(Hacker School: Week 4, Day 5)

Like I said at the beginning of the week, it’s really hard to write something every day. It’s been most difficult this week, when I’ve felt like I’ve made steady progress, but have very little to tangibly show for it.

Though it’s more difficult to put into words or show an example, this week has been especially good for two things: deliberate practice and understanding a topic from the ground up.

Deliberate practice is the idea - introduced by a group of researchers ~20 years ago, and since popularized in a bunch of books (Outliers, mainly, but also in Make It Stick) - that those who become experts in a particular area do so less because of innate ability and more due to their specifically-structured practice over a long period of time (that’s the 10,000 hour rule). Generally, it takes the form of picking a specific part of a topic a bit beyond one’s reach - but building upon previous experience - practicing that part, getting targeted feedback on one’s performance, and repeating the process, over and over. It’s a step-by-step process - each thing one practices builds upon the last and strengthens overall skill in the area (so the theory goes). Though there’s some dissent with the idea that it explains expert performance, I still think it can be applied advantageously to my own learning. I’m not an expert in programming by any means - not even close, and may never be - but reflecting upon what I’ve learned, looking ahead and structuring my next step to be a bit harder than the last, and practicing until I’ve fully grasped that topic, has been more valuable to my progress than anything so far. It just wasn’t until reading Make It Stick (and at least one blog post) that I put a name to it.

That directly relates to the other part - understanding something from the ground up. Though I like knowing the big picture - i.e., can be a global learner (as Mel Chua highlighted to us in our first week here) - day-to-day I’m usually much more concerned with learning something step by step - i.e., sequentially. I get easily frustrated if I’m going through a tutorial or book or class and realize there are 25 things that the author or professor assumes I already know. This single thing - the assumption of knowledge, and the overwhelming amount of assumed knowledge - has been my biggest frustration in learning programming and computer science. With a few exceptions, nearly everyone with information about a particular topic (usually, authors of books and tutorials) assumes you come in knowing a, b, and c (and usually d-z and 1-10). (Granted, much of the learning resources are free - and anyway, every single author can’t be expected to hold your hand through their topic.)

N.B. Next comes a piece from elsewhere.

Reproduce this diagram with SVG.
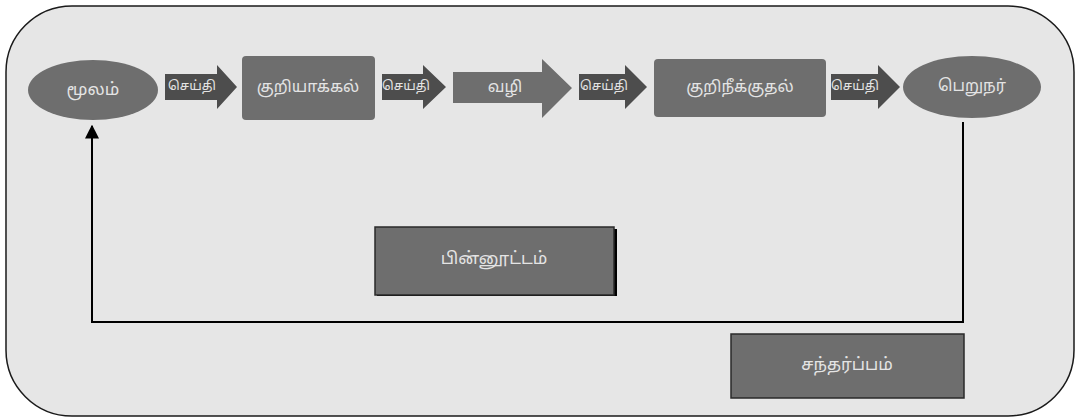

My lack of knowledge often comes from the obvious place - not having a computer science degree - but it doesn’t come from a lack of curiosity. I want to learn these things! It just takes so much time! If I want to build an app, do I really need to learn how the language works, how databases work, what routing is, what HTTP requests are, how to authenticate users, how to keep it secure, how to interact with the front end, how to deploy it to Heroku or Amazon so everyone can actually see it? Hacker School would - I think, rightly - argue that yes, it is more important that I understand fundamentally how each piece works before building something. Do I need to know every single thing in minute detail? Definitely not. But I will be a better programmer - and ultimately a better learner - if I take the time, and yes, the frustration, to learn the fundamentals and build from there.

So to bring it back to deliberate practice, this week I structured my time around starting from the ground up in developing a web app in Python. Doing this ensured I stepped from one level to the next, more or less sequentially - it’s also much easier to grasp what I don’t know when starting at the very bottom. I learned how to build an app without a framework (it’s using something called WSGI - likely a topic for a future post). Then I started to learn why frameworks exist, and why each small piece was added. This was a slow but ultimately rewarding process - by the end of the week I felt much more comfortable using something like Flask - one of the Python web frameworks I’ve mentioned before - to build an app, than I did before. And I did it by identifying things I didn’t yet know, practicing them, and then moving onto the next thing.

I still feel like I didn’t do much this week, but I suspect I’ll be grateful for the foundation I’ve been building. Hopefully I can remember everything I had to learn - the other most difficult thing about learning is knowing what to learn next, and the best resource to do it. I’d love a trusted source for sequential learning of particular programming topics or concepts. (There are great ones for CS topics - Coursera has a bunch of great (FREE!!!!) courses from top schools - I’m currently moving between three different Intro courses - the other major frustration is how difficult CS can be to start understanding.)